• Given data:
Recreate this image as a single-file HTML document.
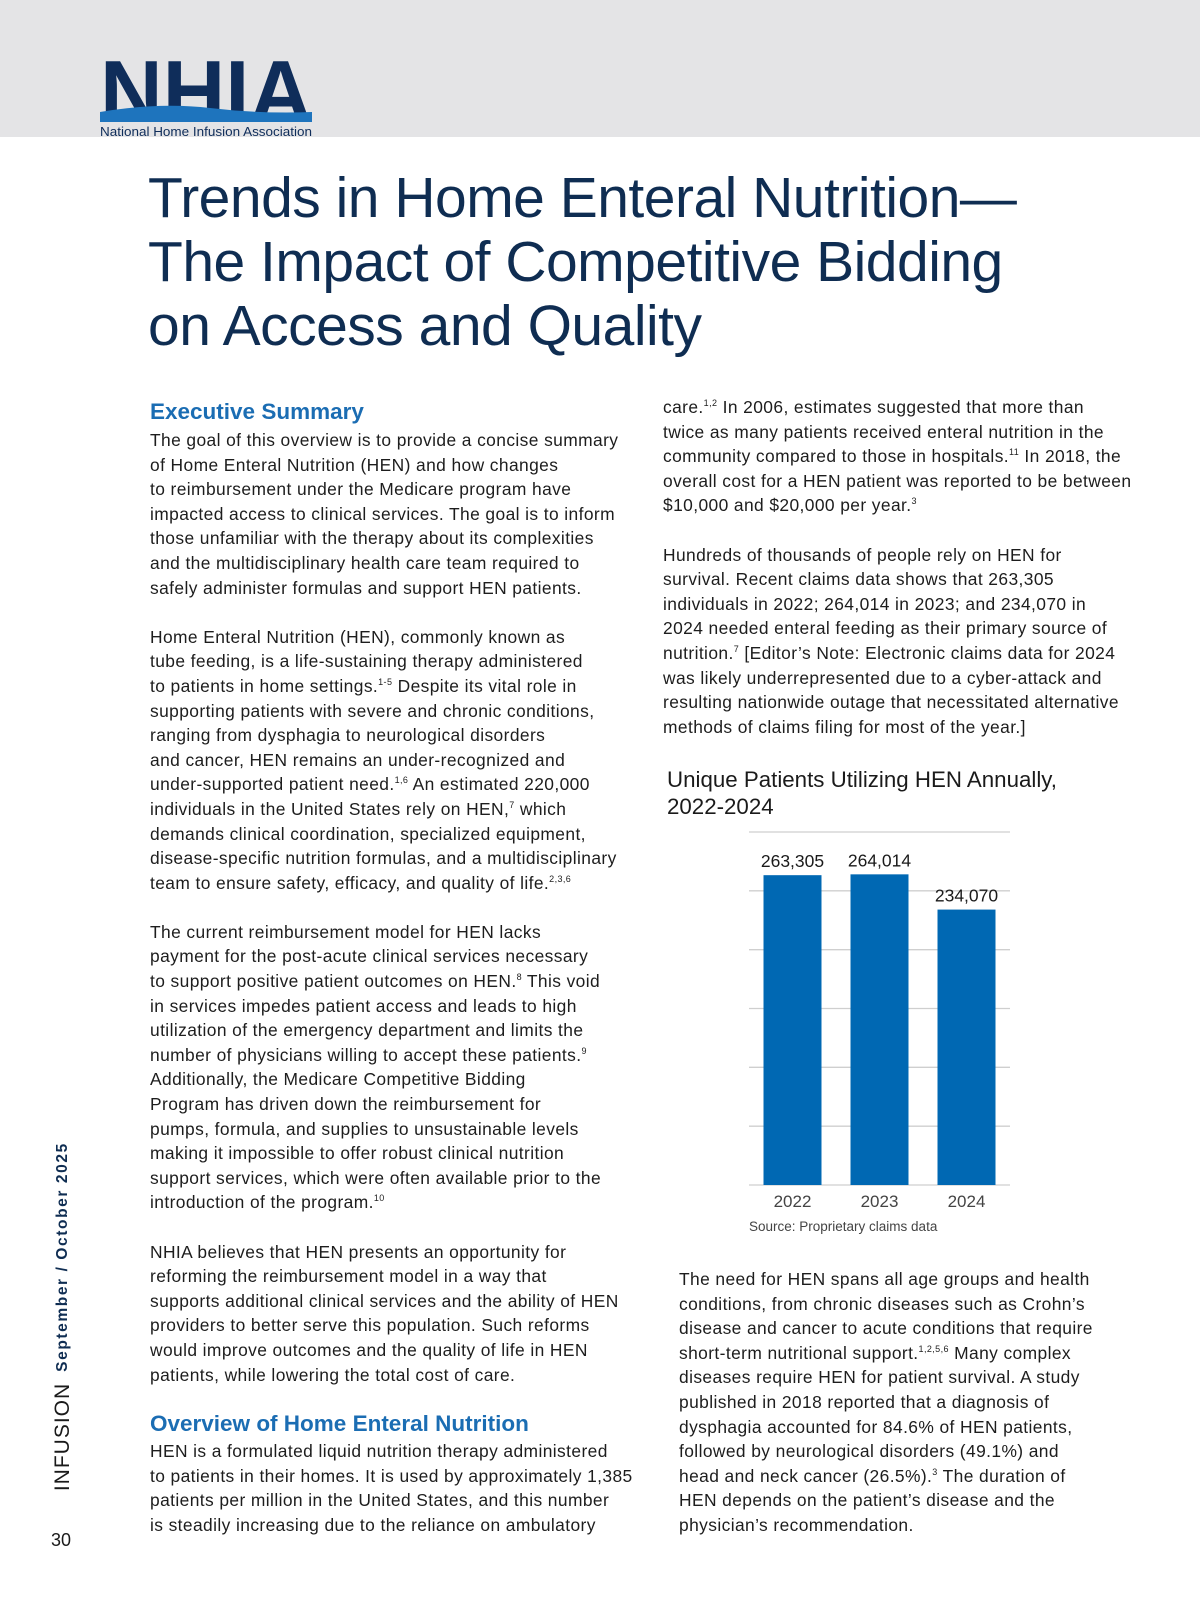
<!DOCTYPE html>
<html><head><meta charset="utf-8"><style>
*{margin:0;padding:0;box-sizing:border-box}
body{width:1200px;height:1606px;position:relative;background:#fff;font-family:"Liberation Sans",sans-serif;color:#1a1a1a;overflow:hidden}
.hdr{position:absolute;left:0;top:0;width:1200px;height:137px;background:#e4e4e6}
.title{position:absolute;left:148px;top:166px;font-size:57px;line-height:64px;color:#0f2d52;letter-spacing:-0.5px}
.col{position:absolute;font-size:17.4px;line-height:24.6px;color:#1d1d1d;letter-spacing:0.4px}
.col div{white-space:nowrap;height:24.6px}
.h{position:absolute;font-size:22.5px;font-weight:bold;color:#1b6db3}
sup{font-size:9px;line-height:0;vertical-align:7px}
</style></head><body>
<div class="hdr"></div>
<div style="position:absolute;left:100px;top:58px;width:212px;height:80px">
<svg width="212" height="80" viewBox="0 0 212 80">
<text x="0" y="64" font-family="Liberation Sans" font-weight="bold" font-size="88" fill="#0f2d5a" textLength="212" lengthAdjust="spacingAndGlyphs">NHIA</text>
<path d="M0 54 Q60 44 110 50 T212 54 L212 64 L0 64 Z" fill="#1e74bd"/>
<text x="0" y="78" font-family="Liberation Sans" font-size="12.5" fill="#0f2d5a" textLength="212" lengthAdjust="spacingAndGlyphs">National Home Infusion Association</text>
</svg></div>
<div class="title">Trends in Home Enteral Nutrition—<br>The Impact of Competitive Bidding<br>on Access and Quality</div>

<div class="h" style="left:150px;top:399px">Executive Summary</div>
<div class="col" style="left:150px;top:428px">
<div>The goal of this overview is to provide a concise summary</div>
<div>of Home Enteral Nutrition (HEN) and how changes</div>
<div>to reimbursement under the Medicare program have</div>
<div>impacted access to clinical services. The goal is to inform</div>
<div>those unfamiliar with the therapy about its complexities</div>
<div>and the multidisciplinary health care team required to</div>
<div>safely administer formulas and support HEN patients.</div>
<div></div>
<div>Home Enteral Nutrition (HEN), commonly known as</div>
<div>tube feeding, is a life-sustaining therapy administered</div>
<div>to patients in home settings.<sup>1-5</sup> Despite its vital role in</div>
<div>supporting patients with severe and chronic conditions,</div>
<div>ranging from dysphagia to neurological disorders</div>
<div>and cancer, HEN remains an under-recognized and</div>
<div>under-supported patient need.<sup>1,6</sup> An estimated 220,000</div>
<div>individuals in the United States rely on HEN,<sup>7</sup> which</div>
<div>demands clinical coordination, specialized equipment,</div>
<div>disease-specific nutrition formulas, and a multidisciplinary</div>
<div>team to ensure safety, efficacy, and quality of life.<sup>2,3,6</sup></div>
<div></div>
<div>The current reimbursement model for HEN lacks</div>
<div>payment for the post-acute clinical services necessary</div>
<div>to support positive patient outcomes on HEN.<sup>8</sup> This void</div>
<div>in services impedes patient access and leads to high</div>
<div>utilization of the emergency department and limits the</div>
<div>number of physicians willing to accept these patients.<sup>9</sup></div>
<div>Additionally, the Medicare Competitive Bidding</div>
<div>Program has driven down the reimbursement for</div>
<div>pumps, formula, and supplies to unsustainable levels</div>
<div>making it impossible to offer robust clinical nutrition</div>
<div>support services, which were often available prior to the</div>
<div>introduction of the program.<sup>10</sup></div>
<div></div>
<div>NHIA believes that HEN presents an opportunity for</div>
<div>reforming the reimbursement model in a way that</div>
<div>supports additional clinical services and the ability of HEN</div>
<div>providers to better serve this population. Such reforms</div>
<div>would improve outcomes and the quality of life in HEN</div>
<div>patients, while lowering the total cost of care.</div>
</div>
<div class="h" style="left:150px;top:1411px">Overview of Home Enteral Nutrition</div>
<div class="col" style="left:150px;top:1439px">
<div>HEN is a formulated liquid nutrition therapy administered</div>
<div>to patients in their homes. It is used by approximately 1,385</div>
<div>patients per million in the United States, and this number</div>
<div>is steadily increasing due to the reliance on ambulatory</div>
</div>

<div class="col" style="left:663px;top:395px">
<div>care.<sup>1,2</sup> In 2006, estimates suggested that more than</div>
<div>twice as many patients received enteral nutrition in the</div>
<div>community compared to those in hospitals.<sup>11</sup> In 2018, the</div>
<div>overall cost for a HEN patient was reported to be between</div>
<div>$10,000 and $20,000 per year.<sup>3</sup></div>
<div></div>
<div>Hundreds of thousands of people rely on HEN for</div>
<div>survival. Recent claims data shows that 263,305</div>
<div>individuals in 2022; 264,014 in 2023; and 234,070 in</div>
<div>2024 needed enteral feeding as their primary source of</div>
<div>nutrition.<sup>7</sup> [Editor’s Note: Electronic claims data for 2024</div>
<div>was likely underrepresented due to a cyber-attack and</div>
<div>resulting nationwide outage that necessitated alternative</div>
<div>methods of claims filing for most of the year.]</div>
</div>

<svg id="chart" style="position:absolute;left:0;top:0" width="1200" height="1606"></svg>

<div class="col" style="left:679px;top:1267px">
<div>The need for HEN spans all age groups and health</div>
<div>conditions, from chronic diseases such as Crohn’s</div>
<div>disease and cancer to acute conditions that require</div>
<div>short-term nutritional support.<sup>1,2,5,6</sup> Many complex</div>
<div>diseases require HEN for patient survival. A study</div>
<div>published in 2018 reported that a diagnosis of</div>
<div>dysphagia accounted for 84.6% of HEN patients,</div>
<div>followed by neurological disorders (49.1%) and</div>
<div>head and neck cancer (26.5%).<sup>3</sup> The duration of</div>
<div>HEN depends on the patient’s disease and the</div>
<div>physician’s recommendation.</div>
</div>

<div style="position:absolute;left:63px;top:1257px;transform:translate(-50%,-50%) rotate(-90deg);white-space:nowrap;font-size:15.5px;font-weight:bold;letter-spacing:1.6px;color:#0f2d52">September / October 2025</div>
<div style="position:absolute;left:63px;top:1437px;transform:translate(-50%,-50%) rotate(-90deg);white-space:nowrap;font-size:21px;letter-spacing:1px;color:#1a1a1a">INFUSION</div>
<div style="position:absolute;left:51px;top:1530px;font-size:18px">30</div>

<script>
const years=["2022","2023","2024"];
const patients=[263305,264014,234070];
const valueLabels=["263,305","264,014","234,070"];
const ticks=[0,50000,100000,150000,200000,250000,300000];
const NS="http://www.w3.org/2000/svg";
const svg=document.getElementById('chart');
const x0=749,x1=1010,y0=1185,ymax=300000,plotH=353;
const y=v=>y0-v/ymax*plotH;
const band=(x1-x0)/years.length;
const bw=58;
function mk(t,a,txt){const e=document.createElementNS(NS,t);for(const k in a)e.setAttribute(k,a[k]);if(txt!==undefined)e.textContent=txt;svg.appendChild(e);return e;}
const t1=mk('text',{x:667,y:787,'font-size':22.3,fill:'#1a1a1a','font-family':'Liberation Sans'},'Unique Patients Utilizing HEN Annually,');


const t2=mk('text',{x:667,y:814,'font-size':22.3,fill:'#1a1a1a','font-family':'Liberation Sans'},'2022-2024');


ticks.forEach(v=>{
 const l=mk('line',{x1:x0,x2:x1,y1:y(v),y2:y(v),stroke:'#cfcfcf','stroke-width':1.3});
 
 
});
years.forEach((yr,i)=>{
 const cx=x0+band*(i+0.5);
 const r=mk('rect',{x:cx-bw/2,y:y(patients[i]),width:bw,height:y0-y(patients[i]),fill:'#0068b3'});
 
 
 const vl=mk('text',{x:cx,y:y(patients[i])-8,'text-anchor':'middle','font-size':17.5,fill:'#1a1a1a','font-family':'Liberation Sans'},valueLabels[i]);
 
 
 const xl=mk('text',{x:cx,y:y0+22,'text-anchor':'middle','font-size':17,fill:'#444','font-family':'Liberation Sans'},yr);
 
 
});
const src=mk('text',{x:749,y:1231,'font-size':13.5,fill:'#444','font-family':'Liberation Sans'},'Source: Proprietary claims data');


</script>
</body></html>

• Work instructions:
Pictures are excluded: retype only the lines from the beginning of the listing above through the line with "Access and Quality</div>", both included.

• Task output:
Recreate this image as a single-file HTML document.
<!DOCTYPE html>
<html><head><meta charset="utf-8"><style>
*{margin:0;padding:0;box-sizing:border-box}
body{width:1200px;height:1606px;position:relative;background:#fff;font-family:"Liberation Sans",sans-serif;color:#1a1a1a;overflow:hidden}
.hdr{position:absolute;left:0;top:0;width:1200px;height:137px;background:#e4e4e6}
.title{position:absolute;left:148px;top:166px;font-size:57px;line-height:64px;color:#0f2d52;letter-spacing:-0.5px}
.col{position:absolute;font-size:17.4px;line-height:24.6px;color:#1d1d1d;letter-spacing:0.4px}
.col div{white-space:nowrap;height:24.6px}
.h{position:absolute;font-size:22.5px;font-weight:bold;color:#1b6db3}
sup{font-size:9px;line-height:0;vertical-align:7px}
</style></head><body>
<div class="hdr"></div>
<div style="position:absolute;left:100px;top:58px;width:212px;height:80px">
<svg width="212" height="80" viewBox="0 0 212 80">
<text x="0" y="64" font-family="Liberation Sans" font-weight="bold" font-size="88" fill="#0f2d5a" textLength="212" lengthAdjust="spacingAndGlyphs">NHIA</text>
<path d="M0 54 Q60 44 110 50 T212 54 L212 64 L0 64 Z" fill="#1e74bd"/>
<text x="0" y="78" font-family="Liberation Sans" font-size="12.5" fill="#0f2d5a" textLength="212" lengthAdjust="spacingAndGlyphs">National Home Infusion Association</text>
</svg></div>
<div class="title">Trends in Home Enteral Nutrition—<br>The Impact of Competitive Bidding<br>on Access and Quality</div>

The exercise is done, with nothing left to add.